++++ Given data
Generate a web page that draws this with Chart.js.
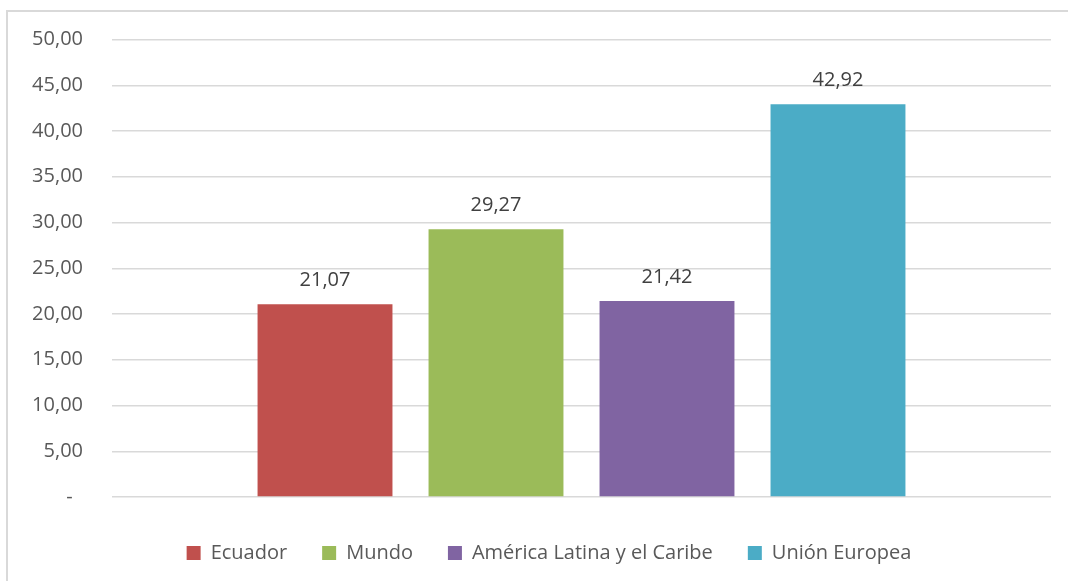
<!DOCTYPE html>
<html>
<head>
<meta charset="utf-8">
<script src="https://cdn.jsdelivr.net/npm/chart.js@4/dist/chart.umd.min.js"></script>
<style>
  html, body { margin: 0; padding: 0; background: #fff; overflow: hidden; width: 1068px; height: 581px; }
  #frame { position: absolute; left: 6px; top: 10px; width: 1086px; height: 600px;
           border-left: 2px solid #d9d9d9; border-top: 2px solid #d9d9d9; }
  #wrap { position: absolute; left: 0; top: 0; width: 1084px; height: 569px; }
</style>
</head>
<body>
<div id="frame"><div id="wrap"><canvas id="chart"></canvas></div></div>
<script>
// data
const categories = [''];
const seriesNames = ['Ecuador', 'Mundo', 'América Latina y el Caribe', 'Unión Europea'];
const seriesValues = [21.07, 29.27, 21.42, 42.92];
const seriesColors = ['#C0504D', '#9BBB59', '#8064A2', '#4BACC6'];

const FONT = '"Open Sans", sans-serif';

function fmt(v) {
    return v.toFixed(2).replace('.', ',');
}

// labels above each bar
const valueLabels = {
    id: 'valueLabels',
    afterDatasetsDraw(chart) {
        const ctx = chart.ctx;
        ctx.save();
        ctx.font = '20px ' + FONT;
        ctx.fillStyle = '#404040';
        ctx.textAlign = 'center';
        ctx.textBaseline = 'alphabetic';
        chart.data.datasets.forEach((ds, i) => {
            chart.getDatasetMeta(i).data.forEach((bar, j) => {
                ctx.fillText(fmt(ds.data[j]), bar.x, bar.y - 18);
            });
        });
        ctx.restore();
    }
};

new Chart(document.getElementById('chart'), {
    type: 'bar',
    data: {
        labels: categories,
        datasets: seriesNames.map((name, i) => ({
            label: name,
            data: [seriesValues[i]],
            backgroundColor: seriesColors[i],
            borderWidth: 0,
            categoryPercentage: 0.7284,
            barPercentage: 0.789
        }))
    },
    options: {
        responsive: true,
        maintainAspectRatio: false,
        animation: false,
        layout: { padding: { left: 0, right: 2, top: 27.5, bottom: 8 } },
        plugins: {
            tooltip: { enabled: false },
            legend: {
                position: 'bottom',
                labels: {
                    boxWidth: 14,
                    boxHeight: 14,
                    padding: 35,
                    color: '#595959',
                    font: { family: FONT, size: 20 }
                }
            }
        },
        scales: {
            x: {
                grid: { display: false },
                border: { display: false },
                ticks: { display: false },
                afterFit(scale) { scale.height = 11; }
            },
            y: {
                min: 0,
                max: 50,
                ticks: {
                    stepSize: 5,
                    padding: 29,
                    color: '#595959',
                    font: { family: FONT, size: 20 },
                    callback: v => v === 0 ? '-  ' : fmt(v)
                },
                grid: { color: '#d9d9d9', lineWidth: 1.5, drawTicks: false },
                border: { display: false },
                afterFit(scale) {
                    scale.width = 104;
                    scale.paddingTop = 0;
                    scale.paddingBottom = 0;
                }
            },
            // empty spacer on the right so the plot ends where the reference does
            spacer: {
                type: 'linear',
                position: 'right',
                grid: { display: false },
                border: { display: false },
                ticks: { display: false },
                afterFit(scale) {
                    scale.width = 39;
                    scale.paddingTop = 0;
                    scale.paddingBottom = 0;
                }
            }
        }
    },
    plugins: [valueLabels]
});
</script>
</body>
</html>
++++++++
> _Description of the task_: Reproduce the material word for word, minus the images.

> _Exercise result_:
Generate a web page that draws this with Chart.js.
<!DOCTYPE html>
<html>
<head>
<meta charset="utf-8">
<script src="https://cdn.jsdelivr.net/npm/chart.js@4/dist/chart.umd.min.js"></script>
<style>
  html, body { margin: 0; padding: 0; background: #fff; overflow: hidden; width: 1068px; height: 581px; }
  #frame { position: absolute; left: 6px; top: 10px; width: 1086px; height: 600px;
           border-left: 2px solid #d9d9d9; border-top: 2px solid #d9d9d9; }
  #wrap { position: absolute; left: 0; top: 0; width: 1084px; height: 569px; }
</style>
</head>
<body>
<div id="frame"><div id="wrap"><canvas id="chart"></canvas></div></div>
<script>
// data
const categories = [''];
const seriesNames = ['Ecuador', 'Mundo', 'América Latina y el Caribe', 'Unión Europea'];
const seriesValues = [21.07, 29.27, 21.42, 42.92];
const seriesColors = ['#C0504D', '#9BBB59', '#8064A2', '#4BACC6'];

const FONT = '"Open Sans", sans-serif';

function fmt(v) {
    return v.toFixed(2).replace('.', ',');
}

// labels above each bar
const valueLabels = {
    id: 'valueLabels',
    afterDatasetsDraw(chart) {
        const ctx = chart.ctx;
        ctx.save();
        ctx.font = '20px ' + FONT;
        ctx.fillStyle = '#404040';
        ctx.textAlign = 'center';
        ctx.textBaseline = 'alphabetic';
        chart.data.datasets.forEach((ds, i) => {
            chart.getDatasetMeta(i).data.forEach((bar, j) => {
                ctx.fillText(fmt(ds.data[j]), bar.x, bar.y - 18);
            });
        });
        ctx.restore();
    }
};

new Chart(document.getElementById('chart'), {
    type: 'bar',
    data: {
        labels: categories,
        datasets: seriesNames.map((name, i) => ({
            label: name,
            data: [seriesValues[i]],
            backgroundColor: seriesColors[i],
            borderWidth: 0,
            categoryPercentage: 0.7284,
            barPercentage: 0.789
        }))
    },
    options: {
        responsive: true,
        maintainAspectRatio: false,
        animation: false,
        layout: { padding: { left: 0, right: 2, top: 27.5, bottom: 8 } },
        plugins: {
            tooltip: { enabled: false },
            legend: {
                position: 'bottom',
                labels: {
                    boxWidth: 14,
                    boxHeight: 14,
                    padding: 35,
                    color: '#595959',
                    font: { family: FONT, size: 20 }
                }
            }
        },
        scales: {
            x: {
                grid: { display: false },
                border: { display: false },
                ticks: { display: false },
                afterFit(scale) { scale.height = 11; }
            },
            y: {
                min: 0,
                max: 50,
                ticks: {
                    stepSize: 5,
                    padding: 29,
                    color: '#595959',
                    font: { family: FONT, size: 20 },
                    callback: v => v === 0 ? '-  ' : fmt(v)
                },
                grid: { color: '#d9d9d9', lineWidth: 1.5, drawTicks: false },
                border: { display: false },
                afterFit(scale) {
                    scale.width = 104;
                    scale.paddingTop = 0;
                    scale.paddingBottom = 0;
                }
            },
            // empty spacer on the right so the plot ends where the reference does
            spacer: {
                type: 'linear',
                position: 'right',
                grid: { display: false },
                border: { display: false },
                ticks: { display: false },
                afterFit(scale) {
                    scale.width = 39;
                    scale.paddingTop = 0;
                    scale.paddingBottom = 0;
                }
            }
        }
    },
    plugins: [valueLabels]
});
</script>
</body>
</html>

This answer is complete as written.